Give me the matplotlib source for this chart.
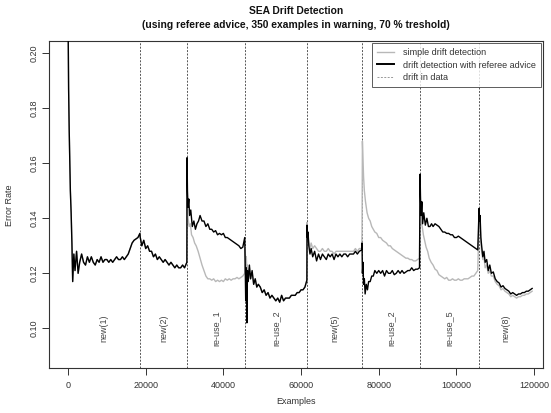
import matplotlib
matplotlib.use("Agg")
import matplotlib.pyplot as plt
from matplotlib.lines import Line2D

plt.rcParams['font.family'] = ['Liberation Sans', 'DejaVu Sans']

# ---------------- data ----------------
drift_points = [18530, 30630, 45560, 61520, 75680, 90610, 105800]
segment_labels = ["new(1)", "new(2)", "re-use_1", "re-use_2", "new(5)", "re-use_2", "re-use_5", "new(8)"]
segment_edges = [0, 18530, 30630, 45560, 61520, 75680, 90610, 105800, 119600]
label_level = 0.10

# segment 1 (new(1)) - both methods identical
s1_x = [0, 150, 300, 450, 600, 800, 1000, 1200, 1500, 1800, 2200, 2600, 3000, 3500, 4000, 4500,
        5000, 5500, 6000, 6500, 7000, 7500, 8000, 8500, 9000, 9500, 10000, 10500, 11000, 11500,
        12000, 12500, 13000, 13500, 14000, 14500, 15000, 15500, 16000, 16500, 17000, 17500, 18000, 18500]
s1_y = [0.215, 0.187, 0.172, 0.161, 0.150, 0.142, 0.131, 0.117, 0.127, 0.121, 0.128, 0.120, 0.124,
        0.127, 0.124, 0.123, 0.126, 0.124, 0.126, 0.124, 0.123, 0.125, 0.124, 0.126, 0.124, 0.125,
        0.125, 0.124, 0.125, 0.124, 0.125, 0.126, 0.125, 0.125, 0.126, 0.125, 0.126, 0.127, 0.129,
        0.131, 0.132, 0.1325, 0.133, 0.1345]

# segment 2 (new(2)) - both methods identical
s2_x = [18600, 19000, 19500, 20000, 20500, 21000, 21500, 22000, 22500, 23000, 23500, 24000, 24500,
        25000, 25500, 26000, 26500, 27000, 27500, 28000, 28500, 29000, 29500, 30000, 30600]
s2_y = [0.133, 0.130, 0.132, 0.129, 0.130, 0.128, 0.128, 0.126, 0.127, 0.125, 0.126, 0.125, 0.124,
        0.125, 0.124, 0.123, 0.124, 0.123, 0.122, 0.123, 0.122, 0.122, 0.123, 0.122, 0.124]

# segment 3 (re-use_1)
s3_ref_x = [30650, 30750, 30900, 31100, 31300, 31600, 32000, 32400, 32800, 33200, 33600, 34000,
            34500, 35000, 35500, 36000, 36500, 37000, 37500, 38000, 38500, 39000, 39500, 40000,
            40500, 41000, 41500, 42000, 42500, 43000, 43500, 44000, 44500, 45000, 45500]
s3_ref_y = [0.162, 0.150, 0.144, 0.147, 0.141, 0.143, 0.137, 0.139, 0.136, 0.138, 0.139, 0.141,
            0.139, 0.139, 0.137, 0.138, 0.136, 0.136, 0.135, 0.1355, 0.134, 0.1345, 0.134, 0.1345,
            0.133, 0.133, 0.1325, 0.132, 0.1315, 0.131, 0.1305, 0.130, 0.129, 0.1295, 0.133]
s3_simple_x = [30650, 30750, 30900, 31200, 31500, 31800, 32200, 32600, 33000, 33500, 34000, 34500,
               35000, 35500, 36000, 36500, 37000, 37500, 38000, 38500, 39000, 39500, 40000, 40500,
               41000, 41500, 42000, 42500, 43000, 43500, 44000, 44500, 45000, 45500]
s3_simple_y = [0.150, 0.143, 0.140, 0.137, 0.138, 0.134, 0.133, 0.131, 0.130, 0.128, 0.1255, 0.123,
               0.121, 0.119, 0.118, 0.118, 0.1175, 0.118, 0.117, 0.1175, 0.117, 0.1175, 0.117, 0.118,
               0.1175, 0.118, 0.1175, 0.118, 0.118, 0.1185, 0.118, 0.1185, 0.119, 0.120]

# segment 4 (re-use_2)
s4_ref_x = [45600, 45750, 45900, 46050, 46200, 46400, 46700, 47000, 47400, 47800, 48200, 48600,
            49000, 49500, 50000, 50500, 51000, 51500, 52000, 52500, 53000, 53500, 54000, 54500,
            55000, 55500, 56000, 56500, 57000, 57500, 58000, 58500, 59000, 59500, 60000, 60500,
            61000, 61500]
s4_ref_y = [0.125, 0.110, 0.122, 0.102, 0.121, 0.117, 0.123, 0.118, 0.121, 0.116, 0.118, 0.115,
            0.116, 0.115, 0.113, 0.114, 0.112, 0.113, 0.111, 0.112, 0.111, 0.110, 0.111, 0.1095,
            0.112, 0.110, 0.111, 0.111, 0.111, 0.112, 0.112, 0.112, 0.113, 0.113, 0.114, 0.114,
            0.115, 0.1175]
s4_simple_y = [0.129, 0.124, 0.126, 0.121, 0.123, 0.118, 0.122, 0.118, 0.120, 0.116, 0.118, 0.115,
               0.116, 0.115, 0.113, 0.114, 0.112, 0.113, 0.111, 0.112, 0.111, 0.110, 0.111, 0.1095,
               0.112, 0.110, 0.111, 0.111, 0.111, 0.112, 0.112, 0.112, 0.113, 0.113, 0.114, 0.114,
               0.115, 0.1175]

# segment 5 (new(5))
s5_x = [61550, 61650, 61800, 62000, 62300, 62600, 63000, 63500, 64000, 64500, 65000, 65500, 66000,
        66500, 67000, 67500, 68000, 68500, 69000, 69500, 70000, 70500, 71000, 71500, 72000, 72500,
        73000, 73500, 74000, 74500, 75000, 75600]
s5_ref_y = [0.1375, 0.133, 0.135, 0.130, 0.127, 0.129, 0.126, 0.128, 0.1245, 0.127, 0.125, 0.127,
            0.126, 0.125, 0.127, 0.126, 0.127, 0.125, 0.127, 0.126, 0.127, 0.126, 0.127, 0.127,
            0.126, 0.127, 0.127, 0.127, 0.128, 0.127, 0.128, 0.1285]
s5_simple_y = [0.1385, 0.134, 0.133, 0.131, 0.129, 0.131, 0.129, 0.130, 0.129, 0.128, 0.128, 0.129,
               0.128, 0.128, 0.129, 0.128, 0.128, 0.127, 0.128, 0.128, 0.128, 0.128, 0.128, 0.128,
               0.128, 0.128, 0.128, 0.128, 0.129, 0.128, 0.129, 0.129]

# segment 6 (re-use_2)
s6_ref_x = [75700, 75800, 75950, 76100, 76300, 76500, 76800, 77100, 77400, 77800, 78200, 78600,
            79000, 79500, 80000, 80500, 81000, 81500, 82000, 82500, 83000, 83500, 84000, 84500,
            85000, 85500, 86000, 86500, 87000, 87500, 88000, 88500, 89000, 89500, 90000, 90500]
s6_ref_y = [0.131, 0.120, 0.124, 0.116, 0.118, 0.1125, 0.116, 0.114, 0.117, 0.117, 0.119, 0.119,
            0.121, 0.120, 0.121, 0.120, 0.121, 0.119, 0.121, 0.120, 0.120, 0.121, 0.1195, 0.120,
            0.121, 0.120, 0.121, 0.120, 0.1205, 0.121, 0.121, 0.122, 0.121, 0.1215, 0.1215, 0.122]
s6_simple_x = [75700, 75800, 75950, 76100, 76300, 76600, 77000, 77400, 77800, 78200, 78600, 79000,
               79500, 80000, 80500, 81000, 81500, 82000, 82500, 83000, 83500, 84000, 84500, 85000,
               85500, 86000, 86500, 87000, 87500, 88000, 88500, 89000, 89500, 90000, 90500]
s6_simple_y = [0.135, 0.168, 0.161, 0.155, 0.150, 0.146, 0.142, 0.140, 0.139, 0.137, 0.136, 0.135,
               0.1345, 0.133, 0.133, 0.132, 0.1315, 0.131, 0.130, 0.130, 0.129, 0.1285, 0.128, 0.1275,
               0.127, 0.1265, 0.126, 0.1255, 0.1255, 0.125, 0.125, 0.1245, 0.1245, 0.125, 0.1255]

# segment 7 (re-use_5)
s7_ref_x = [90650, 90750, 90900, 91100, 91300, 91600, 92000, 92400, 92800, 93200, 93600, 94000,
            94500, 95000, 95500, 96000, 96500, 97000, 97500, 98000, 98500, 99000, 99500, 100000,
            100500, 101000, 101500, 102000, 102500, 103000, 103500, 104000, 104500, 105000, 105500]
s7_ref_y = [0.156, 0.148, 0.141, 0.146, 0.138, 0.142, 0.1375, 0.140, 0.137, 0.137, 0.138, 0.137,
            0.138, 0.1375, 0.137, 0.136, 0.135, 0.135, 0.1345, 0.1345, 0.134, 0.134, 0.133, 0.133,
            0.1335, 0.133, 0.1325, 0.132, 0.1315, 0.131, 0.1305, 0.130, 0.1295, 0.129, 0.1285]
s7_simple_x = [90650, 90750, 90900, 91200, 91500, 91800, 92200, 92600, 93000, 93500, 94000, 94500,
               95000, 95500, 96000, 96500, 97000, 97500, 98000, 98500, 99000, 99500, 100000, 100500,
               101000, 101500, 102000, 102500, 103000, 103500, 104000, 104500, 105000, 105500]
s7_simple_y = [0.150, 0.142, 0.139, 0.137, 0.134, 0.132, 0.1295, 0.128, 0.1255, 0.124, 0.123, 0.1215,
               0.121, 0.1195, 0.119, 0.1185, 0.118, 0.1185, 0.1175, 0.1175, 0.118, 0.1175, 0.1175, 0.118,
               0.1175, 0.1175, 0.118, 0.118, 0.118, 0.1185, 0.119, 0.119, 0.120, 0.121]

# segment 8 (new(8))
s8_x = [105850, 105950, 106100, 106300, 106500, 106800, 107100, 107400, 107800, 108200, 108600,
        109000, 109500, 110000, 110500, 111000, 111500, 112000, 112500, 113000, 113500, 114000,
        114500, 115000, 115500, 116000, 116500, 117000, 117500, 118000, 118500, 119000, 119500]
s8_ref_y = [0.1436, 0.139, 0.141, 0.133, 0.130, 0.126, 0.128, 0.124, 0.125, 0.121, 0.123, 0.120,
            0.1205, 0.118, 0.117, 0.1165, 0.115, 0.1155, 0.1145, 0.114, 0.1135, 0.1125, 0.113, 0.1125,
            0.112, 0.1125, 0.1125, 0.113, 0.113, 0.1135, 0.1135, 0.114, 0.1145]
s8_simple_y = [0.140, 0.137, 0.138, 0.131, 0.128, 0.125, 0.126, 0.122, 0.123, 0.120, 0.121, 0.119,
               0.119, 0.117, 0.116, 0.1155, 0.114, 0.1145, 0.1135, 0.113, 0.1125, 0.1115, 0.112, 0.1115,
               0.111, 0.1115, 0.1115, 0.112, 0.112, 0.1125, 0.1125, 0.113, 0.1135]

x_ticks = [0, 20000, 40000, 60000, 80000, 100000, 120000]
y_ticks = [0.10, 0.12, 0.14, 0.16, 0.18, 0.20]

# ---------------- assemble ----------------
ref_x = s1_x + s2_x + s3_ref_x + s4_ref_x + s5_x + s6_ref_x + s7_ref_x + s8_x
ref_y = s1_y + s2_y + s3_ref_y + s4_ref_y + s5_ref_y + s6_ref_y + s7_ref_y + s8_ref_y
simple_x = s1_x + s2_x + s3_simple_x + s4_ref_x + s5_x + s6_simple_x + s7_simple_x + s8_x
simple_y = s1_y + s2_y + s3_simple_y + s4_simple_y + s5_simple_y + s6_simple_y + s7_simple_y + s8_simple_y

W, H = 551, 413
fig = plt.figure(figsize=(W / 100, H / 100), dpi=100)
L, R, T, B = 49, 543, 41, 368
ax = fig.add_axes([L / W, 1 - B / H, (R - L) / W, (B - T) / H])

simple_col = '#b8b8b8'
ax.plot(simple_x, simple_y, color=simple_col, lw=1.0, zorder=2)
ax.plot(ref_x, ref_y, color='black', lw=1.0, zorder=3)
for d in drift_points:
    ax.axvline(d, color='#555555', lw=0.7, ls=(0, (2, 1.5)), zorder=1)

for i, lab in enumerate(segment_labels):
    cx = (segment_edges[i] + segment_edges[i + 1]) / 2
    ax.text(cx, label_level, lab, rotation=90, ha='center', va='center', fontsize=6.5,
            color='#444444')

# R-style 4 % padding around ylim = (0.09, 0.20)
ax.set_xlim(-4900, 122300)
ax.set_ylim(0.09 - 0.0044, 0.20 + 0.0044)
ax.set_xticks(x_ticks)
ax.set_xticklabels([str(v) for v in x_ticks])
ax.set_yticks(y_ticks)
ax.set_yticklabels(["%.2f" % v for v in y_ticks], rotation=90, va='center')
ax.tick_params(axis='both', direction='out', length=5, width=0.7, labelsize=6.5,
               colors='#333333')
ax.tick_params(axis='x', pad=4)
ax.tick_params(axis='y', pad=2.5)
for s in ax.spines.values():
    s.set_linewidth(0.8)
    s.set_color('#333333')

fig.text(0.5 * (L + R) / W, 1 - 11 / H, "SEA Drift Detection", ha='center', va='center',
         fontsize=7.4, fontweight='bold', color='#111111')
fig.text(0.5 * (L + R) / W, 1 - 25 / H,
         "(using referee advice, 350 examples in warning, 70 % treshold)",
         ha='center', va='center', fontsize=7.4, fontweight='bold', color='#111111')
fig.text((L + R) / 2 / W, 1 - 401 / H, "Examples", ha='center', va='center', fontsize=6.5,
         color='#333333')
fig.text(9 / W, 1 - 205 / H, "Error Rate", ha='center', va='center', rotation=90, fontsize=6.5,
         color='#333333')

handles = [Line2D([], [], color=simple_col, lw=1.0),
           Line2D([], [], color='black', lw=1.4),
           Line2D([], [], color='#999999', lw=0.7, ls=(0, (2, 1.5)))]
leg = ax.legend(handles, ["simple drift detection", "drift detection with referee advice", "drift in data"],
                loc='upper right', bbox_to_anchor=(541 / W, 1 - 43 / H),
                bbox_transform=fig.transFigure, fontsize=6.5, frameon=True, fancybox=False,
                edgecolor='#333333', borderaxespad=0, handlelength=1.8, handletextpad=1.0,
                labelspacing=0.35, borderpad=0.6)
leg.get_frame().set_linewidth(0.7)
for t in leg.get_texts():
    t.set_color('#333333')

fig.savefig("out.png", dpi=100)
—————
→ Task to complete: Repeat, word for word and with no pictures, only the lines running from the beginning of the data to the line that contains "0.131, 0.132, 0.1325, 0.133, 0.1345]".

→ Finished answer:
Give me the matplotlib source for this chart.
import matplotlib
matplotlib.use("Agg")
import matplotlib.pyplot as plt
from matplotlib.lines import Line2D

plt.rcParams['font.family'] = ['Liberation Sans', 'DejaVu Sans']

# ---------------- data ----------------
drift_points = [18530, 30630, 45560, 61520, 75680, 90610, 105800]
segment_labels = ["new(1)", "new(2)", "re-use_1", "re-use_2", "new(5)", "re-use_2", "re-use_5", "new(8)"]
segment_edges = [0, 18530, 30630, 45560, 61520, 75680, 90610, 105800, 119600]
label_level = 0.10

# segment 1 (new(1)) - both methods identical
s1_x = [0, 150, 300, 450, 600, 800, 1000, 1200, 1500, 1800, 2200, 2600, 3000, 3500, 4000, 4500,
        5000, 5500, 6000, 6500, 7000, 7500, 8000, 8500, 9000, 9500, 10000, 10500, 11000, 11500,
        12000, 12500, 13000, 13500, 14000, 14500, 15000, 15500, 16000, 16500, 17000, 17500, 18000, 18500]
s1_y = [0.215, 0.187, 0.172, 0.161, 0.150, 0.142, 0.131, 0.117, 0.127, 0.121, 0.128, 0.120, 0.124,
        0.127, 0.124, 0.123, 0.126, 0.124, 0.126, 0.124, 0.123, 0.125, 0.124, 0.126, 0.124, 0.125,
        0.125, 0.124, 0.125, 0.124, 0.125, 0.126, 0.125, 0.125, 0.126, 0.125, 0.126, 0.127, 0.129,
        0.131, 0.132, 0.1325, 0.133, 0.1345]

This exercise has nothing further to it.